# To be done
Your task is to print, exactly and only, the lines from the start of the entries below through the line with "21.4, 21.95, 22.1];". Include both ends, but skip the pictures.

# Data provided

───

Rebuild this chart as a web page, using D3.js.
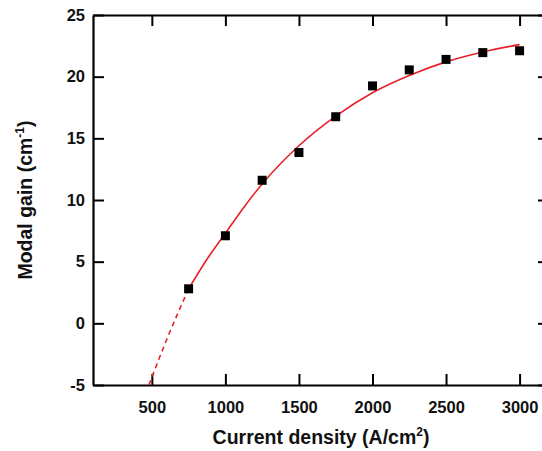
<!DOCTYPE html>
<html lang="en">
<head>
    <meta charset="UTF-8">
    <title>Modal Gain</title>
    <script src="https://d3js.org/d3.v7.min.js"></script>
    <style>
        body { margin: 0; background: #fff; }
        svg { display: block; font-family: "Liberation Sans", Arial, sans-serif; font-weight: bold; }
    </style>
    <script>
        // measured points
        const currentDensity = [750, 1000, 1250, 1500, 1750, 2000, 2250, 2500, 2750, 3000];
        const modalGain = [2.8, 7.1, 11.6, 13.85, 16.75, 19.25, 20.55, 21.4, 21.95, 22.1];

        // fitted curve
        const fitDensity = [480, 600, 750, 875, 1000, 1125, 1250, 1500, 1750, 2000, 2250, 2500, 2750, 3000];
        const fitGain = [-5, -1.35, 2.8, 5.2, 7.3, 9.4, 11.3, 14.4, 16.8, 18.7, 20.1, 21.2, 22.0, 22.6];
        const fitSplit = 750; // dashed below this, solid above

        const xTicks = [500, 1000, 1500, 2000, 2500, 3000];
        const yTicks = [-5, 0, 5, 10, 15, 20, 25];

        document.addEventListener("DOMContentLoaded", () => makeGraph());

        function makeGraph() {
            const width = 542, height = 451;
            const left = 93, right = 549, top = 15, bottom = 385;

            const svg = d3.select("svg").attr("width", width).attr("height", height);

            const x = d3.scaleLinear().domain([100, 3200]).range([left, right]);
            const y = d3.scaleLinear().domain([-5, 25]).range([bottom, top]);

            const fmt = d => String(d);
            const styleText = g => g.selectAll("text")
                .attr("font-size", 16.5).attr("font-weight", "bold")
                .attr("font-family", "Liberation Sans, Arial").attr("fill", "#111");

            // axes with inward ticks on all four sides
            svg.append("g").attr("transform", "translate(0," + bottom + ")")
                .call(d3.axisBottom(x).tickValues(xTicks).tickFormat(fmt).tickSizeInner(-11).tickSizeOuter(0).tickPadding(16))
                .call(styleText);
            svg.append("g").attr("transform", "translate(0," + top + ")")
                .call(d3.axisTop(x).tickValues(xTicks).tickSizeInner(-11).tickSizeOuter(0).tickFormat(""));
            svg.append("g").attr("transform", "translate(" + left + ",0)")
                .call(d3.axisLeft(y).tickValues(yTicks).tickFormat(fmt).tickSizeInner(-11).tickSizeOuter(0).tickPadding(8))
                .call(styleText);
            svg.append("g").attr("transform", "translate(" + right + ",0)")
                .call(d3.axisRight(y).tickValues(yTicks).tickSizeInner(-11).tickSizeOuter(0).tickFormat(""));

            svg.selectAll(".domain").attr("stroke", "#000").attr("stroke-width", 2.2);
            svg.selectAll(".tick line").attr("stroke", "#000").attr("stroke-width", 2);

            // fit curve
            const fit = fitDensity.map((d, i) => ({j: d, g: fitGain[i]}));
            const line = d3.line().x(d => x(d.j)).y(d => y(d.g)).curve(d3.curveMonotoneX);

            svg.append("path")
                .datum(fit.filter(d => d.j <= fitSplit))
                .attr("fill", "none")
                .attr("stroke", "#e8202a")
                .attr("stroke-width", 1.6)
                .attr("stroke-dasharray", "5,4")
                .attr("d", line);

            svg.append("path")
                .datum(fit.filter(d => d.j >= fitSplit))
                .attr("fill", "none")
                .attr("stroke", "#e8202a")
                .attr("stroke-width", 1.6)
                .attr("d", line);

            // data squares
            const s = 9;
            svg.append("g").selectAll("rect")
                .data(currentDensity)
                .join("rect")
                .attr("x", d => x(d) - s / 2)
                .attr("y", (d, i) => y(modalGain[i]) - s / 2)
                .attr("width", s)
                .attr("height", s)
                .attr("fill", "#000");

            // axis titles
            const xt = svg.append("text")
                .attr("x", (left + right) / 2)
                .attr("y", 444)
                .attr("text-anchor", "middle")
                .attr("font-size", 19.5)
                .attr("fill", "#111");
            xt.append("tspan").text("Current density (A/cm");
            xt.append("tspan").attr("dy", -8).attr("font-size", 12).text("2");
            xt.append("tspan").attr("dy", 8).text(")");

            const yt = svg.append("text")
                .attr("transform", "translate(32," + (top + bottom) / 2 + ") rotate(-90)")
                .attr("text-anchor", "middle")
                .attr("font-size", 19.5)
                .attr("fill", "#111");
            yt.append("tspan").text("Modal gain (cm");
            yt.append("tspan").attr("dy", -8).attr("font-size", 12).text("-1");
            yt.append("tspan").attr("dy", 8).text(")");
        }
    </script>
</head>
<body>
    <svg id="graph"></svg>
</body>
</html>
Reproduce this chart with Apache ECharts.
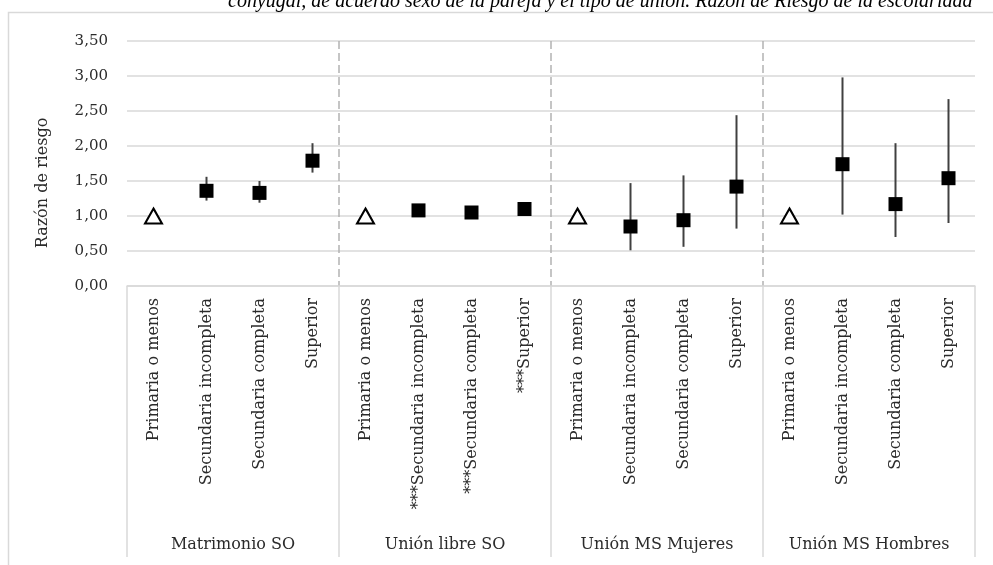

───

# Solution to this task
Rebuild this chart as a web page, using D3.js.
<!DOCTYPE html>
<html lang="en">
<head>
    <meta charset="UTF-8">
    <title>Modal Gain</title>
    <script src="https://d3js.org/d3.v7.min.js"></script>
    <style>
        body { margin: 0; background: #fff; }
        svg { display: block; font-family: "Liberation Sans", Arial, sans-serif; font-weight: bold; }
    </style>
    <script>
        // measured points
        const currentDensity = [750, 1000, 1250, 1500, 1750, 2000, 2250, 2500, 2750, 3000];
        const modalGain = [2.8, 7.1, 11.6, 13.85, 16.75, 19.25, 20.55, 21.4, 21.95, 22.1];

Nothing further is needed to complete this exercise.